Ever wake up in the middle of the night, startled, sweating, and on the brink of lunacy, wondering why on earth no executives who helped cause our recent global recession have done even one day of jail time? Well kids, Jesse Eisinger has answers to that question and more in his 2017 corker, The Chickenshit Club. He ends Chapter One with a tone-setting summary of how white collar crime is fostered on Wall Street, using a gone-and-long-forgotten name: Arthur Anderson. Turns out holding accountable Enron’s crooked advisory firm – so central in gaming the system by delivering both consulting and auditing services – for the energy giant’s 2001 collapse came with an unintended consequence: backlash in the court of public opinion. For as upset as the citizenry was with Enron’s now very dead CEO Ken Lay (long live others), CFO Jeffrey Skilling, and the whole lot of other complicit C-suite vermin, it didn’t really want to see Anderson fold in on its 26,000+ employees; alas, fold it did, putting all those lower-rung suckers out of work, creating an outcry that made your government gun shy – nay, chickenshit – in addressing subsequent corporate chicanery, a strategic shift made according to this alarming book “without any strategy or plan.” Politics. Swell.
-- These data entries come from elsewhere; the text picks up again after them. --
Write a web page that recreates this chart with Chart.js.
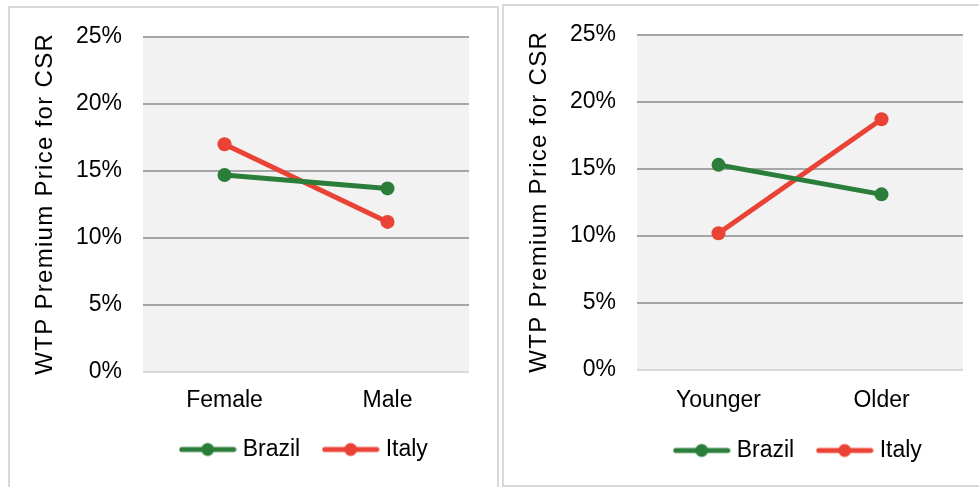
<!DOCTYPE html>
<html>
<head>
<meta charset="utf-8">
<script src="https://cdn.jsdelivr.net/npm/chart.js@4/dist/chart.umd.min.js"></script>
<style>
  html, body { margin: 0; padding: 0; background: #ffffff; }
  body { width: 979px; height: 487px; position: relative; overflow: hidden; }
  .frame { position: absolute; box-sizing: border-box; border: 2px solid #d9d9d9; background: #ffffff; }
  #frameA { left: 8px; top: 6px; width: 491px; height: 500px; }
  #frameB { left: 502px; top: 4px; width: 500px; height: 483px; }
  canvas { position: absolute; top: 0; }
  #gender { left: 0; }
  #age { left: 500px; }
</style>
</head>
<body>
<div class="frame" id="frameA"></div>
<div class="frame" id="frameB"></div>
<canvas id="gender" width="500" height="487"></canvas>
<canvas id="age" width="479" height="487"></canvas>
<script>
// WTP premium (%) for CSR, by country
const genderLabels = ['Female', 'Male'];
const genderBrazil = [14.7, 13.7];
const genderItaly  = [17.0, 11.2];

const ageLabels = ['Younger', 'Older'];
const ageBrazil = [15.3, 13.1];
const ageItaly  = [10.2, 18.7];

const seriesNames = ['Brazil', 'Italy'];
const yTicks = [0, 5, 10, 15, 20, 25];
const yTitle = 'WTP Premium Price for CSR';

const FONT = "'Liberation Sans', Arial, Helvetica, sans-serif";
const GREEN = '#2b7d3a';
const RED = '#ea4335';

Chart.defaults.font.family = FONT;
Chart.defaults.color = '#000000';

// legend symbol: short line with a dot in the middle
function legendSymbol(color) {
  const c = document.createElement('canvas');
  c.width = 58; c.height = 16;
  const g = c.getContext('2d');
  g.strokeStyle = color;
  g.lineWidth = 5;
  g.lineCap = 'round';
  g.beginPath(); g.moveTo(3, 8); g.lineTo(55, 8); g.stroke();
  g.fillStyle = color;
  g.beginPath(); g.arc(29, 8, 6.5, 0, Math.PI * 2); g.fill();
  return c;
}

// light grey fill behind the plot area
const plotBackground = {
  id: 'plotBackground',
  beforeDraw(chart) {
    const { ctx, chartArea: a } = chart;
    ctx.save();
    ctx.fillStyle = '#f2f2f2';
    ctx.fillRect(a.left, a.top, a.right - a.left, a.bottom - a.top);
    ctx.restore();
  }
};

// rotated y-axis caption, letter-spaced
const axisCaption = {
  id: 'axisCaption',
  afterDraw(chart, args, opts) {
    const { ctx, chartArea: a } = chart;
    ctx.save();
    ctx.font = opts.size + 'px ' + FONT;
    ctx.fillStyle = '#000000';
    if ('letterSpacing' in ctx) ctx.letterSpacing = opts.spacing + 'px';
    ctx.textAlign = 'center';
    ctx.textBaseline = 'middle';
    ctx.translate(opts.x, (a.top + a.bottom) / 2);
    ctx.rotate(-Math.PI / 2);
    ctx.fillText(opts.text, opts.spacing / 2, 0);
    ctx.restore();
  }
};

function makeChart(id, labels, brazil, italy, geo) {
  const ctx = document.getElementById(id);
  const series = [brazil, italy];
  const colors = [GREEN, RED];
  return new Chart(ctx, {
    type: 'line',
    data: {
      labels: labels,
      datasets: seriesNames.map((name, i) => ({
        label: name,
        data: series[i],
        borderColor: colors[i],
        backgroundColor: colors[i],
        borderWidth: 5,
        pointStyle: 'circle',
        pointRadius: 7,
        pointHoverRadius: 7,
        pointBorderWidth: 0,
        pointBackgroundColor: colors[i],
        tension: 0,
        fill: false
      }))
    },
    options: {
      responsive: false,
      animation: false,
      devicePixelRatio: 1,
      events: [],
      layout: {
        padding: { left: 0, right: geo.padRight, top: geo.top, bottom: geo.padBottom }
      },
      scales: {
        x: {
          offset: true,
          grid: { display: false, drawTicks: false },
          border: { display: false },
          ticks: { padding: geo.xPad, font: { size: 23 }, color: '#000000' },
          afterFit(scale) { scale.height = geo.xHeight; }
        },
        y: {
          min: 0,
          max: 25,
          afterBuildTicks(scale) { scale.ticks = yTicks.map(v => ({ value: v })); },
          grid: {
            drawTicks: false,
            lineWidth: 2,
            color: c => (c.tick && c.tick.value === 0) ? '#d9d9d9' : '#a6a6a6'
          },
          border: { display: false },
          ticks: {
            padding: 21,
            font: { size: 23 },
            color: '#000000',
            callback: v => v + '%'
          },
          afterFit(scale) { scale.width = geo.left; }
        }
      },
      plugins: {
        legend: {
          display: true,
          position: 'bottom',
          fullSize: false,
          labels: {
            usePointStyle: true,
            pointStyleWidth: 47,
            padding: 27,
            font: { size: 23 },
            color: '#000000',
            generateLabels(chart) {
              return chart.data.datasets.map((ds, i) => ({
                text: ds.label,
                pointStyle: legendSymbol(colors[i]),
                fillStyle: colors[i],
                strokeStyle: colors[i],
                lineWidth: 0,
                hidden: false,
                datasetIndex: i,
                fontColor: '#000000'
              }));
            }
          }
        },
        tooltip: { enabled: false },
        axisCaption: { text: yTitle, x: geo.titleX, size: 24, spacing: 1.3 }
      }
    },
    plugins: [plotBackground, axisCaption]
  });
}

makeChart('gender', genderLabels, genderBrazil, genderItaly, {
  left: 143, padRight: 31, top: 37, xHeight: 39, padBottom: 16, xPad: 15, titleX: 45.5
});
makeChart('age', ageLabels, ageBrazil, ageItaly, {
  left: 137, padRight: 16, top: 34, xHeight: 42, padBottom: 15, xPad: 17, titleX: 39.5
});
</script>
</body>
</html>
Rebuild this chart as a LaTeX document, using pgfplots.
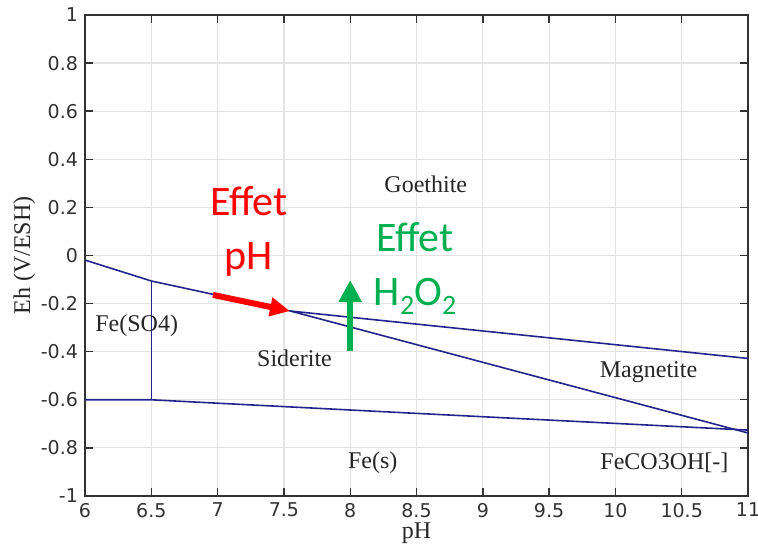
\documentclass[border=0pt]{standalone}
\usepackage{fontspec}
\setmainfont{Liberation Serif}
\newfontfamily\ticksf{DejaVu Sans}
\newfontfamily\calib{Carlito}
\usepackage{pgfplots}
\pgfplotsset{compat=1.18}
\usetikzlibrary{arrows.meta}
\definecolor{navy}{RGB}{35,35,140}
\definecolor{offgreen}{RGB}{0,176,80}
\definecolor{gridc}{RGB}{228,228,228}
\definecolor{axc}{RGB}{50,50,50}
\newcommand{\sub}[1]{\raisebox{-0.22em}{\fontsize{14}{16}\selectfont #1}}
\begin{document}
\begin{tikzpicture}
\begin{axis}[
  scale only axis,
  width=331.5pt, height=240.5pt,
  xmin=6, xmax=11, ymin=-1, ymax=1,
  xtick={6,6.5,...,11}, ytick={-1,-0.8,...,1},
  xticklabels={6,6.5,7,7.5,8,8.5,9,9.5,10,10.5,11},
  yticklabels={-1,-0.8,-0.6,-0.4,-0.2,0,0.2,0.4,0.6,0.8,1},
  grid=major,
  major grid style={gridc, line width=0.6pt},
  tick align=inside,
  major tick length=4pt,
  tick style={axc, line width=0.7pt},
  axis line style={axc, line width=0.9pt},
  ticklabel style={font=\ticksf\fontsize{9.5}{11}\selectfont, text=axc},
  xlabel={pH}, ylabel={Eh (V/ESH)},
  label style={font=\fontsize{12}{14}\selectfont, text=black!85},
  xlabel style={yshift=4pt},
  ylabel style={yshift=-4pt},
  clip=true,
]
% Goethite / Fe(SO4)+Siderite upper boundary
\addplot[navy, line width=0.8pt] coordinates {(6,-0.019) (6.5,-0.106) (7.55,-0.231) (11,-0.428)};
% Siderite / Magnetite
\addplot[navy, line width=0.8pt] coordinates {(7.55,-0.231) (11,-0.738)};
% Fe(s) boundary
\addplot[navy, line width=0.8pt] coordinates {(6,-0.6) (6.5,-0.6) (8.375,-0.653) (11,-0.726)};
% Fe(SO4) / Siderite vertical
\addplot[navy, line width=0.8pt] coordinates {(6.5,-0.106) (6.5,-0.6)};
% arrows
\addplot[red, line width=3pt, -{Triangle[length=10pt,width=9pt]}] coordinates {(6.965,-0.164) (7.546,-0.231)};
\addplot[offgreen, line width=3pt, -{Triangle[length=11pt,width=11pt]}] coordinates {(8.0,-0.397) (8.0,-0.102)};
% labels
\node[font=\fontsize{12}{14}\selectfont, text=black!85] at (axis cs:8.57,0.297) {Goethite};
\node[font=\fontsize{12}{14}\selectfont, text=black!85] at (axis cs:6.39,-0.293) {Fe(SO4)};
\node[font=\fontsize{12}{14}\selectfont, text=black!85] at (axis cs:7.58,-0.426) {Siderite};
\node[font=\fontsize{12}{14}\selectfont, text=black!85] at (axis cs:10.25,-0.485) {Magnetite};
\node[font=\fontsize{12}{14}\selectfont, text=black!85] at (axis cs:8.17,-0.863) {Fe(s)};
\node[font=\fontsize{12}{14}\selectfont, text=black!85] at (axis cs:10.37,-0.863) {FeCO3OH[-]};
\node[anchor=base, font=\calib\fontsize{21}{25}\selectfont, text=red, inner sep=0pt] at (axis cs:7.237,0.168) {Effet};
\node[anchor=base, font=\calib\fontsize{21}{25}\selectfont, text=red, inner sep=0pt] at (axis cs:7.237,-0.060) {pH};
\node[anchor=base, font=\calib\fontsize{21}{25}\selectfont, text=offgreen, inner sep=0pt] at (axis cs:8.489,0.0146) {Effet};
\node[anchor=base, font=\calib\fontsize{21}{25}\selectfont, text=offgreen, inner sep=0pt] at (axis cs:8.489,-0.206) {H\sub{2}O\sub{2}};
\end{axis}
\pgfresetboundingbox
\path[use as bounding box] ([shift={(-42.5pt,-29.5pt)}]current axis.south west) rectangle ([shift={(5pt,7.5pt)}]current axis.north east);
\end{tikzpicture}
\end{document}
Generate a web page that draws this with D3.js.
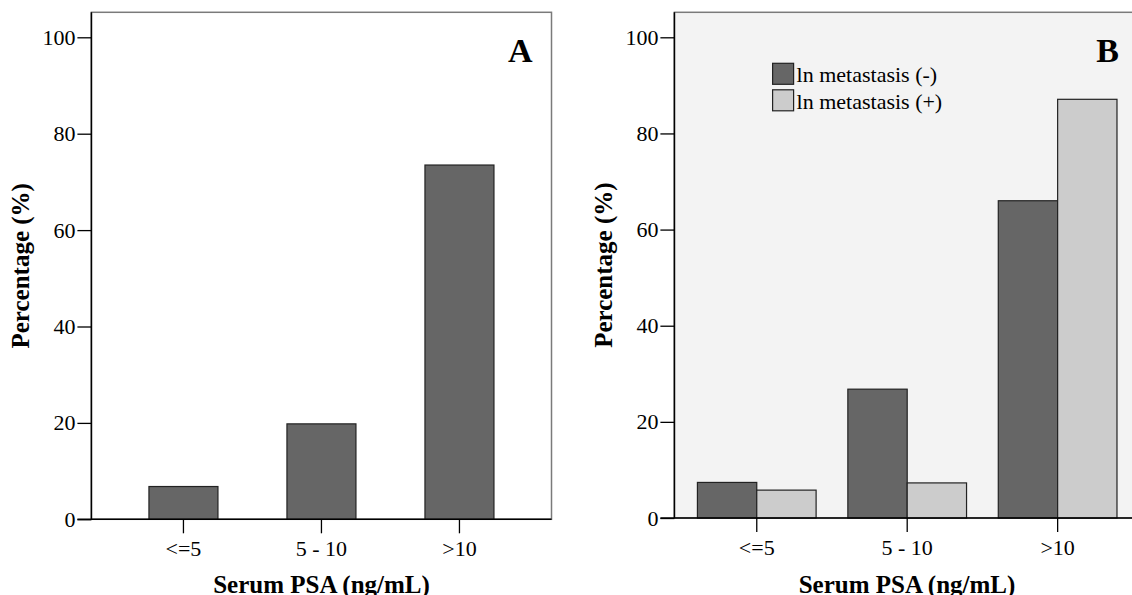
<!DOCTYPE html>
<html>
<head>
<meta charset="utf-8">
<script src="https://cdn.jsdelivr.net/npm/d3@7"></script>
<style>
  body { margin: 0; background: #fff; }
</style>
</head>
<body>
<div id="svgDiv"></div>
<script>
// data
var categories = ["<=5", "5 - 10", ">10"];
var valuesA = [6.8, 19.8, 73.5];
var valuesBNeg = [7.4, 26.8, 66.0];
var valuesBPos = [5.8, 7.3, 87.1];
var seriesNames = ["ln metastasis (-)", "ln metastasis (+)"];
var yTicks = [0, 20, 40, 60, 80, 100];

var FONT = "'Liberation Serif', 'Times New Roman', serif";

var svg = d3.select("#svgDiv").append("svg")
            .attr("width", 1132)
            .attr("height", 595);

function drawPanel(opt){
  var g = svg.append("g");
  var y = d3.scaleLinear().domain([0, 100]).range([opt.zero, 37.3]);
  var top = 12.3;

  //plot background + frame
  g.append("rect")
   .attr("x", opt.left).attr("y", top)
   .attr("width", opt.right - opt.left).attr("height", opt.zero - top)
   .attr("fill", opt.bg)
   .attr("stroke", "#7a7a7a")
   .attr("stroke-width", 1.5);

  var x = d3.scaleBand().domain(categories)
            .range([opt.left, opt.right])
            .paddingInner(opt.pi).paddingOuter(opt.po);

  //bars
  opt.series.forEach(function(s, si){
    var w = x.bandwidth() / opt.series.length;
    g.selectAll(".bar" + si).data(s.values).enter().append("rect")
     .attr("x", function(d, i){ return x(categories[i]) + si * w; })
     .attr("y", function(d){ return y(d); })
     .attr("width", w)
     .attr("height", function(d){ return y(0) - y(d); })
     .attr("fill", s.color)
     .attr("stroke", "#222")
     .attr("stroke-width", 1.2);
  });

  //axes
  var yAxis = d3.axisLeft(y).tickValues(yTicks).tickSize(14).tickPadding(2);
  var ya = g.append("g").attr("transform", "translate(" + opt.left + ",0)").call(yAxis);
  ya.select(".domain").remove();
  ya.selectAll("line").attr("stroke", "#000").attr("stroke-width", 1.3);
  ya.selectAll("text").attr("font-size", 22).style("font-family", FONT);

  var xAxis = d3.axisBottom(x).tickSize(14).tickPadding(7);
  var xa = g.append("g").attr("transform", "translate(0," + opt.zero + ")").call(xAxis);
  xa.select(".domain").remove();
  xa.selectAll("line").attr("stroke", "#000").attr("stroke-width", 1.3);
  xa.selectAll("text").attr("font-size", 22).style("font-family", FONT);

  //black left + bottom axis lines
  g.append("line").attr("x1", opt.left).attr("x2", opt.left)
   .attr("y1", top).attr("y2", opt.zero)
   .attr("stroke", "#000").attr("stroke-width", 1.5);
  g.append("line").attr("x1", opt.left - 14).attr("x2", opt.right)
   .attr("y1", opt.zero).attr("y2", opt.zero)
   .attr("stroke", "#000").attr("stroke-width", 1.5);

  //titles
  g.append("text")
   .attr("x", opt.titleX)
   .attr("y", 593)
   .attr("text-anchor", "middle")
   .attr("font-size", 25).attr("font-weight", "bold")
   .style("font-family", FONT)
   .text("Serum PSA (ng/mL)");
  g.append("text")
   .attr("transform", "translate(" + (opt.left - 62.5) + "," + ((top + opt.zero) / 2) + ") rotate(-90)")
   .attr("text-anchor", "middle")
   .attr("font-size", 25).attr("font-weight", "bold")
   .style("font-family", FONT)
   .text("Percentage (%)");

  //panel letter
  g.append("text")
   .attr("x", opt.right - opt.letterGap).attr("y", 61.5)
   .attr("text-anchor", "end")
   .attr("font-size", 34).attr("font-weight", "bold")
   .style("font-family", FONT)
   .text(opt.letter);

  return { g: g, x: x, y: y };
}

drawPanel({
  left: 91.4, right: 551.5, zero: 519.3, bg: "#ffffff",
  pi: 0.5, po: 0.417, letter: "A", letterGap: 19, titleX: 321.5,
  series: [{ values: valuesA, color: "#666666" }]
});

var pB = drawPanel({
  left: 674.4, right: 1140, zero: 518, bg: "#f3f3f3",
  pi: 0.211, po: 0.153, letter: "B", letterGap: 21, titleX: 907,
  series: [{ values: valuesBNeg, color: "#666666" },
           { values: valuesBPos, color: "#cccccc" }]
});

//legend for B
var legendColors = ["#666666", "#cccccc"];
var legend = pB.g.append("g").attr("transform", "translate(772.6,63.3)");
seriesNames.forEach(function(name, i){
  legend.append("rect")
        .attr("x", 0).attr("y", i * 26.5)
        .attr("width", 21).attr("height", 21)
        .attr("fill", legendColors[i])
        .attr("stroke", "#222").attr("stroke-width", 1.2);
  legend.append("text")
        .attr("x", 24).attr("y", i * 26.5 + 19)
        .attr("font-size", 22)
        .style("font-family", FONT)
        .text(name);
});
</script>
</body>
</html>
“Since 2001,” Eisinger tells us, “more than 250 federal prosecutions have involved large corporations” but what almost always result are negotiated deals, not indictments. Over the past 17 years we’ve seen the era of something called DPAs, or deferred prosecution agreements. Some bank, tech firm, or drug maker gets investigated, chests are beaten, threats made, teeth gnashed, lots of sound and fury signifying nothing because in the end a fine tantamount to a speeding ticket is issued, paid and often – wait for it – written off. To fat cats at Bank of America, Google, or Pfizer, such penalties are a mere nuisance, the cost of doing business. These are insignificant punishments through which neither fault is admitted nor behavior changed. The result is the corrosion of the rule of law affording top executives “the ability to commit crimes with impunity.” Prosecutors fearful of losing cases and careers – collectively the book’s namesake crew – throw away their shot to try these law-flouting companies and executives, short-cutting their way directly to the lazy threat-and-fine maneuver, enjoying the publicity that results from such half-baked justice all the way into lucrative private practice partnerships.
Well-written as it is, this is not the easiest tome to navigate; at 330+ pages, it includes countless examples of the wayward nature of institutions too big to fail (run by those apparently too big to jail, whatever that means). It also can double as a how-to manual for dodgy behavior: use cute internal code and know when to avoid email entirely (LTL = let’s talk live) and you too can plausibly deny your way through Loophole Twister (growing nose… red!). Make sure you’ve lined up a lackey or two to take the fall and you’re practically home free. It’s just gross. And don’t look for many solutions herein, either. Brilliant an ideas generator as he surely is, Eisinger sees his role as completing Step 1 of a Susan Scott-inspired fierce conversation: Name the Issue. That he has. What we’re left with is the rationale that defaulting to fines – even ones as seemingly large as Wells Fargo’s recent $1B one – is somehow the answer. The author concludes this as a tragic matter symptomatic of a cultural rot. Hard to argue with any of that.